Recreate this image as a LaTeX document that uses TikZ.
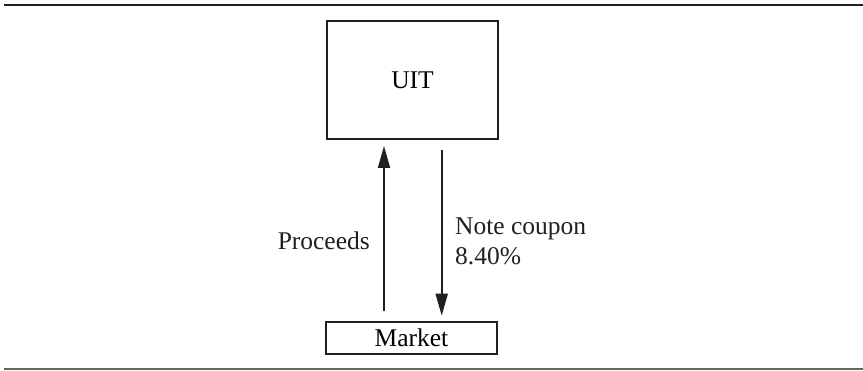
\documentclass[tikz,border=0pt]{standalone}
\usepackage{fontspec}
\setmainfont{Liberation Serif}
\usetikzlibrary{arrows.meta}
\definecolor{ink}{HTML}{231F20}
\tikzset{
  box/.style={draw=ink, line width=2pt, inner sep=0pt, font=\fontsize{25.5}{30}\selectfont},
  flow/.style={draw=ink, line width=2pt, -{Triangle[width=12pt,length=22pt]}},
  lbl/.style={inner sep=0pt, text=ink, font=\fontsize{25.5}{30}\selectfont, align=left},
}
\begin{document}
\begin{tikzpicture}[x=1pt,y=1pt]
\useasboundingbox (0,0) rectangle (863,370);
\draw[ink, line width=2.3pt] (4,365) -- (863,365);
\draw[black!60, line width=1.2pt] (4,1) -- (863,1);
\node[box, minimum width=171pt, minimum height=118pt] (uit) at (412.5,290) {UIT};
\node[box, minimum width=171pt, minimum height=32pt] (market) at (411.5,32) {Market};
\coordinate (upS) at ([xshift=-27.5pt,yshift=10.3pt]market.north);
\coordinate (upE) at ([xshift=-28.5pt,yshift=-6pt]uit.south);
\coordinate (dnS) at ([xshift=29.2pt,yshift=-10pt]uit.south);
\coordinate (dnE) at ([xshift=30.2pt,yshift=5.3pt]market.north);
\draw[flow] (upS) -- (upE);
\draw[flow] (dnS) -- (dnE);
\node[lbl, anchor=base east] (proc) at (370,120) {Proceeds};
\node[lbl, anchor=base west] (note) at (455,105) {Note coupon\\8.40\%};
\end{tikzpicture}
\end{document}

TASK PROMPT: Every line above should be repeated exactly; pictures stay out of the copy.

EXERCISE RESPONSE:
Recreate this image as a LaTeX document that uses TikZ.
\documentclass[tikz,border=0pt]{standalone}
\usepackage{fontspec}
\setmainfont{Liberation Serif}
\usetikzlibrary{arrows.meta}
\definecolor{ink}{HTML}{231F20}
\tikzset{
  box/.style={draw=ink, line width=2pt, inner sep=0pt, font=\fontsize{25.5}{30}\selectfont},
  flow/.style={draw=ink, line width=2pt, -{Triangle[width=12pt,length=22pt]}},
  lbl/.style={inner sep=0pt, text=ink, font=\fontsize{25.5}{30}\selectfont, align=left},
}
\begin{document}
\begin{tikzpicture}[x=1pt,y=1pt]
\useasboundingbox (0,0) rectangle (863,370);
\draw[ink, line width=2.3pt] (4,365) -- (863,365);
\draw[black!60, line width=1.2pt] (4,1) -- (863,1);
\node[box, minimum width=171pt, minimum height=118pt] (uit) at (412.5,290) {UIT};
\node[box, minimum width=171pt, minimum height=32pt] (market) at (411.5,32) {Market};
\coordinate (upS) at ([xshift=-27.5pt,yshift=10.3pt]market.north);
\coordinate (upE) at ([xshift=-28.5pt,yshift=-6pt]uit.south);
\coordinate (dnS) at ([xshift=29.2pt,yshift=-10pt]uit.south);
\coordinate (dnE) at ([xshift=30.2pt,yshift=5.3pt]market.north);
\draw[flow] (upS) -- (upE);
\draw[flow] (dnS) -- (dnE);
\node[lbl, anchor=base east] (proc) at (370,120) {Proceeds};
\node[lbl, anchor=base west] (note) at (455,105) {Note coupon\\8.40\%};
\end{tikzpicture}
\end{document}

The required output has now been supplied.